- Died: c.1112 Geoje-hyeon, Gyeongsang-do, Goryeo

Names
- Wang T'aeng (왕탱; 王竀); Wang Kyu (왕규; 王規); Wang Chŏng (왕정; 王靖);
- House: Wang
- Father: Munjong of Goryeo
- Mother: Queen Inye of the Inju Yi clan
- Religion: Buddhism

= Wang T'aeng =

Korean prince (fl. 12th century)

Wang T'aeng (died c.1112) was a Goryeo Royal Prince as the sixth son of King Munjong and Queen Inye, also a Buddhist monk under the name Dosaeng (as Wang T'aeng) and/or Boeung (as Wang Kyu).

In 1070, under his father, King Munjong's command, Wang shaved his hair and became a monk by starting a new life in Solli Temple before went to Hyeonhwa Temple in Gaegyeong and became the disciple of his maternal uncle, Sohyŏn. Then, he served as an abbot in Beopju Temple. In 1084, Wang repaired the Bokcheon Hermitage and served as an abbot in Geumsan Temple following Sohyŏn's death in 1095, even contributed for the temple's development and maintenance. Since he was able to do this, Wang was believed to have a lot of wealth throughout his lifetime and gave it generously to others.
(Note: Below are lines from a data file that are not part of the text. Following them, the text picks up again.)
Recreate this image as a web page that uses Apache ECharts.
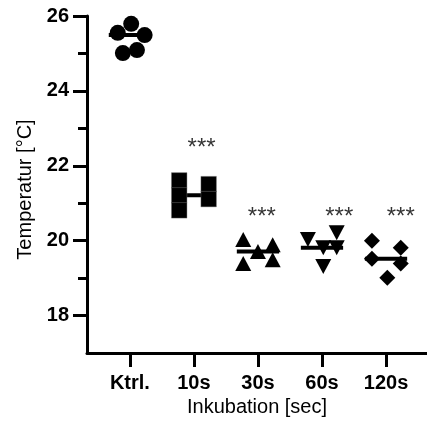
<!DOCTYPE html>
<html>
<head>
<meta charset="utf-8">
<script src="https://cdn.jsdelivr.net/npm/echarts@6/dist/echarts.min.js"></script>
<style>
  html, body { margin: 0; padding: 0; background: #fff; }
  #chart { width: 427px; height: 425px; }
</style>
</head>
<body>
<div id="chart"></div>
<script>
// groups on the x axis (positions 1..5)
const groups = ['Ktrl.', '10s', '30s', '60s', '120s'];
const yMajor = [18, 20, 22, 24, 26];
const yMinor = [19, 21, 23, 25];

// individual points per group (x includes the horizontal spread of the plot)
const ktrlX = [0.81, 1.02, 1.23, 0.89, 1.11];
const ktrlY = [25.55, 25.79, 25.49, 25.01, 25.09];
const s10X = [1.77, 1.77, 1.77, 2.23, 2.23];
const s10Y = [21.61, 21.21, 20.81, 21.51, 21.11];
const s30X = [2.77, 3.0, 3.23, 2.77, 3.23];
const s30Y = [20.03, 19.71, 19.89, 19.39, 19.49];
const s60X = [3.78, 4.23, 4.02, 4.23, 4.02];
const s60Y = [20.03, 20.21, 19.81, 19.81, 19.31];
const s120X = [4.78, 5.23, 4.78, 5.23, 5.02];
const s120Y = [20.0, 19.81, 19.52, 19.39, 19.01];

// significance marks
const starX = [2.12, 3.06, 4.27, 5.23];
const starY = [22.47, 20.63, 20.63, 20.63];

const font = 'Liberation Sans, Arial, sans-serif';

function pairs(xs, ys) {
  return xs.map((x, i) => [x, ys[i]]);
}
function median(arr) {
  const s = arr.slice().sort((a, b) => a - b);
  return s[Math.floor(s.length / 2)];
}

const medians = [ktrlY, s10Y, s30Y, s60Y, s120Y].map((ys, i) => [i + 1, median(ys)]);

function pointSeries(xs, ys, symbol, size, rotate, border) {
  return {
    type: 'scatter',
    data: pairs(xs, ys),
    symbol: symbol,
    symbolSize: size,
    symbolRotate: rotate || 0,
    itemStyle: Object.assign({ color: '#000', opacity: 1 }, border || {}),
    emphasis: { disabled: true },
    z: 3
  };
}

const chart = echarts.init(document.getElementById('chart'));

chart.setOption({
  animation: false,
  grid: { left: 87, right: 0, top: 16, bottom: 72 },
  xAxis: {
    type: 'value',
    min: 0.33,
    max: 5.64,
    name: 'Inkubation [sec]',
    nameLocation: 'middle',
    nameGap: 40,
    nameTextStyle: { fontSize: 20, color: '#000', fontFamily: font },
    splitLine: { show: false },
    axisLine: { lineStyle: { color: '#000', width: 3 } },
    axisTick: { customValues: [1, 2, 3, 4, 5], length: 14, lineStyle: { color: '#000', width: 3 } },
    axisLabel: {
      customValues: [1, 2, 3, 4, 5],
      formatter: v => groups[Math.round(v) - 1],
      margin: 20,
      fontSize: 20,
      fontWeight: 'bold',
      color: '#000',
      fontFamily: font
    }
  },
  yAxis: [
    {
      type: 'value',
      min: 17,
      max: 26,
      name: 'Temperatur [°C]',
      nameLocation: 'middle',
      nameGap: 51,
      nameTextStyle: { fontSize: 20, color: '#000', fontFamily: font, padding: [0, 10, 0, 0] },
      splitLine: { show: false },
      axisLine: { show: true, lineStyle: { color: '#000', width: 3 } },
      axisTick: { customValues: yMajor, length: 14, lineStyle: { color: '#000', width: 3 } },
      axisLabel: {
        customValues: yMajor,
        margin: 18,
        fontSize: 20,
        fontWeight: 'bold',
        color: '#000',
        fontFamily: font
      }
    },
    {
      type: 'value',
      min: 17,
      max: 26,
      position: 'left',
      splitLine: { show: false },
      axisLine: { show: false },
      axisTick: { customValues: yMinor, length: 9, lineStyle: { color: '#000', width: 3 } },
      axisLabel: { show: false }
    }
  ],
  series: [
    {
      type: 'custom',
      data: medians,
      renderItem: function (params, api) {
        const x = api.value(0);
        const y = api.value(1);
        const a = api.coord([x - 0.33, y]);
        const b = api.coord([x + 0.33, y]);
        return {
          type: 'line',
          shape: { x1: a[0], y1: a[1], x2: b[0], y2: b[1] },
          style: { stroke: '#000', lineWidth: 4 }
        };
      },
      z: 2
    },
    pointSeries(ktrlX, ktrlY, 'circle', 16),
    pointSeries(s10X, s10Y, 'rect', 15.5, 0, { borderColor: '#777', borderWidth: 0.4 }),
    pointSeries(s30X, s30Y, 'triangle', [16, 15]),
    pointSeries(s60X, s60Y, 'triangle', [16, 15], 180),
    pointSeries(s120X, s120Y, 'diamond', 16),
    {
      type: 'scatter',
      data: pairs(starX, starY),
      symbolSize: 0,
      label: {
        show: true,
        position: 'inside',
        formatter: '***',
        fontSize: 24,
        color: '#000',
        fontFamily: font
      },
      emphasis: { disabled: true },
      z: 4
    }
  ]
});
</script>
</body>
</html>
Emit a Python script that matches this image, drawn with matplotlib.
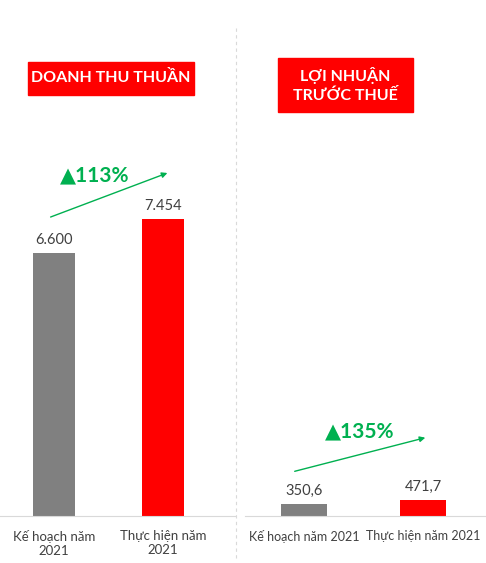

In 1112 (7th years reign of his nephew), some people reported that Wang, along with Kim In-sŏk, Yi Yŏ-rim, Ha Ŏn-sŏk, Im Sin-haeng, and many others were plotting a treason. They then exiled to Geoje and those who were involved (even Kim, Yi, Ha, Im's sons were exiled and decapitated midway), so Wang was also considered to died at this time too.